No país, do arrecadado pela empresa, uma taxa fixa de R$ 0,15 por compra on-line fica para a EcoCart e o restante financia 25 projetos ambientais pelo mundo. Três deles ficam no Brasil e envolvem ações de preservação e manejo florestal na Amazônia e um projeto de compostagem de resíduos de fazendas de criação de suínos em Santa Catarina. De acordo com o presidente da EcoCart no Brasil, Pedro Vasconcellos, os preços de compensação variam de acordo com a natureza física do produto, peso, distância e modal do frete, mas, na média, ficam entre 1% e 2% do valor final da compra.
Vasconcellos diz que a taxa de aceitação do mecanismo entre os consumidores nos Estados Unidos hoje é de 28%, enquanto no Brasil ainda está entre 12% e 15%. “É uma questão de curva de aprendizado, tanto para empresas, quanto consumidores. No Brasil estamos no início dessa curva”, diz. Por ora, a EcoCart atua junto a 12 empresas de pequeno e médio portes no país, dos segmentos têxtil, de calçados, acessórios e cosméticos. A meta é colocar a ferramenta no carrinho eletrônico de pelo menos 50 empresas brasileiras até junho deste ano. Nos Estados Unidos são 1,5 mil empresas com o mecanismo agregado.

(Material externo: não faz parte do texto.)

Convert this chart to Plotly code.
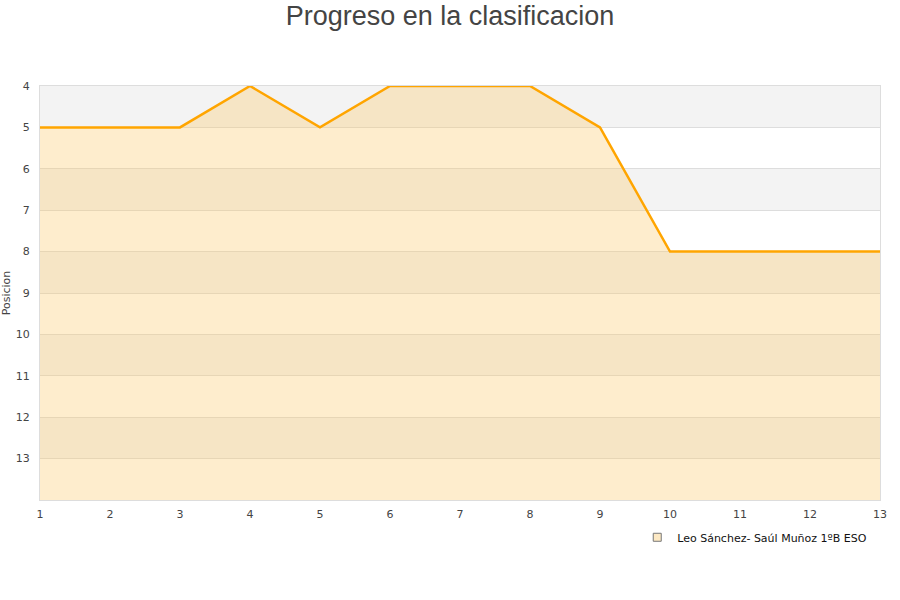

Ele diz que a alternativa mais comum ao método de compensação por compra tem sido o extrato de emissões da rotina de uma pessoa. Esse mecanismo permite, por meio de algoritmos, o balanço das emissões de uma pessoa em determinado período, a partir de informações sobre hábitos inseridas em plataforma digital.
Outra iniciativa lançada há um mês no Brasil é um aplicativo da Ambify que permite calcular e compensar emissões por meio da gestão fracionada de créditos de carbono. No mercado voluntário, um crédito equivale a uma tonelada de carbono equivalente (tonCO2 equivalente), métrica adequada a processos industriais, de grande escala. Por isso, a Ambify, braço da Environmental ESG, desenvolveu tecnologia que usa segurança blockchain para precificar e organizar um mercado de tokens financeiros, os “ambifys”, que equivalem a um quilo de carbono equivalente. A Environmental ESG é subsidiária da Ambipar, grupo especializado em gestão de resíduos e projetos ambientais.
De acordo com o diretor de ativos financeiros da Ambify, João Valente, por meio do aplicativo, é possível pagar centavos para compensar uma refeição, por exemplo. O preço do ambify varia de acordo com o mercado voluntário, mas hoje um desses créditos custa em média R$ 0,20. Em um mês de operação no Brasil, informa Valente, a plataforma teve mais de 7 mil downloads e negociou cerca de 4 milhões de quilos de carbono equivalente (4 mil toneladas).
Ainda é pouco se comparado ao total do mercado voluntário global, que transaciona quase 400 milhões toneladas de CO2 equivalente, de acordo com Plínio Ribeiro, presidente da Biofílica, outra subsidiária da Ambipar responsável pela gestão dos projetos ambientais que fazem, de fato, as compensações associadas aos créditos de carbono da plataforma. As operações de pessoas físicas têm hoje menos de 1% desse total, do mercado voluntário global no mundo, diz ele. Mas tendem a ganhar volume nos próximos anos, embora não devam se aproximar de volume comercializado por empresas. “O mercado global [voluntário de créditos de carbono total de pessoa física e empresas] deve crescer cerca de 30 vezes até 2030, puxado por metas de redução de emissões das corporações”, prevê Ribeiro.
Hoje a cada compra de um usuário, a Ambify acrescenta mais 10% do valor, que, a escolha do usuário, é doado a organizações da sociedade civil. A compensação por meio dos créditos em si remunera dez projetos geridos pela Biofílica na Amazônia, que envolvem preservação e restauração florestal, além de agroflorestas.
Ações de empresas que nascem sob o paradigma da neutralidade em carbono também apostam na adesão voluntária da pessoa física. É o caso da Pantys, fabricante de calcinhas absorventes biodegradáveis sediada em Sorocaba (SP). As fundadoras Emily Ewell e Maria Eduarda Camargo criaram a marca em 2017, ao notarem nicho de mercado: a preocupação das mulheres com descarte de absorventes comuns. As empresárias citam dado do Instituto Brasileiro de Geografia e Estatística (IBGE), segundo o qual cerca de 15,6 bilhões de absorventes foram descartados em 2019 no Brasil. “Um absorvente comum demora 500 anos para se decompor, e uma calcinha de algodão, 50 anos. Usamos material [nas calcinhas absorventes] que demora três anos para se de decompor”, diz Maria Eduarda.
A Pantys conta com venda pela internet e duas lojas físicas e hoje produz cerca de 1 milhão de peças por ano, mas prefere não revelar dados de faturamento. A empresa também compensa emissões na produção. Foram 353 toneladas de CO2 em 2021, contabilizados por consultoria ambiental Way Carbon e compensados no projeto Amigo do Clima, que realiza ações de preservação floresta, energia eólica e captura de metano em aterros.